Votre modèle intègre plusieurs dimensions, peux-tu nous expliquer brièvement les composantes ?
Le modèle comprend quatre grandes composantes à savoir :
. Réhabilitation du réseau :qui consiste au remplacement des canalisations vieillissantes pour réduire les pertes et les risques sanitaires.
. Sectorisation intelligente : il s’agit ici de la division de la ville en zones hydrauliquement indépendantes, facilitant la régulation, la maintenance et la détection des fuites.
. Renforcement institutionnel : amélioration de la coordination entre les acteurs, formation des équipes techniques, numérisation de la gestion.
. Approche communautaire et équitable : qui renvoie à l’implication des usagers, éducation à l’utilisation responsable de l’eau, tarification sociale et juste.
En quoi ton approche se distingue-t-elle des méthodes classiques de gestion de l’eau urbaine ? Penses-tu qu’elle soit applicable à d’autres villes du Burundi ou de la sous-région ?
Là où les approches classiques se concentrent souvent uniquement sur l’expansion du réseau,mon modèle met l’accent sur la structuration du réseau existant, sa modernisation, et surtout sa gestion par secteurs, une pratique encore peu développée dans la région.
Cette méthode permet une gestion proactive, une meilleure traçabilité des problèmes et une réponse rapide aux urgences.
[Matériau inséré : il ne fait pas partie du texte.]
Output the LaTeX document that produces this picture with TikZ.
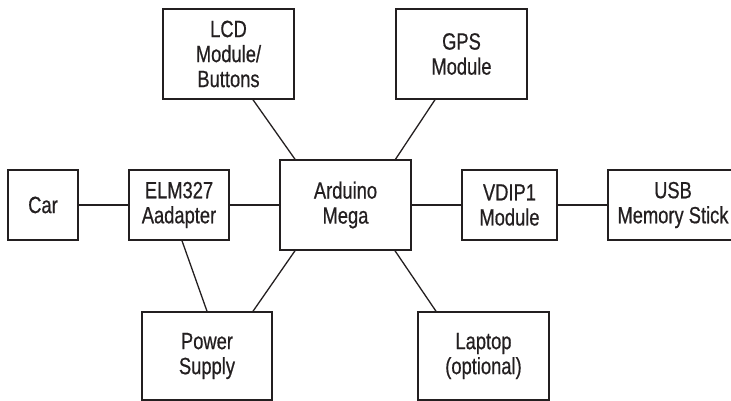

Elle est tout à fait applicable à d’autres villes du Burundi ou de la sous-région confrontées aux mêmes défis : réseaux anciens, urbanisation rapide, faibles moyens techniques.
Quelles ont été les principales difficultés rencontrées dans l’élaboration de ton modèle que ce soit sur le plan technique, institutionnel ou socio-économique ?
Parmi les obstacles majeurs, nous pouvons citer :
• L’absence de données actualisées sur le réseau, ce qui a compliqué l’analyse hydraulique et la cartographie des zones critiques.
• Le manque de ressources financières pour envisager une réhabilitation complète à court terme.
• Des résistances au changement, notamment en ce qui concerne la sectorisation, perçue comme une rupture par certains opérateurs traditionnels.
Ces défis m’ont poussée à proposer des solutions flexibles, adaptables par phases, et à renforcer la dimension participative.
Comment envisages-tu la suite de ce travail : aimerais-tu collaborer avec les autorités locales, les ONG ou les institutions de recherche pour mettre en œuvre ce modèle sur le terrain ?
Oui, la suite logique de ce projet est sa mise en œuvre sur le terrain en collaboration avec les autorités locales, la REGIDESO, les ONG spécialisées et les institutions académiques. Je crois fermement à une démarche collaborative pour garantir l’appropriation locale et la durabilité du modèle.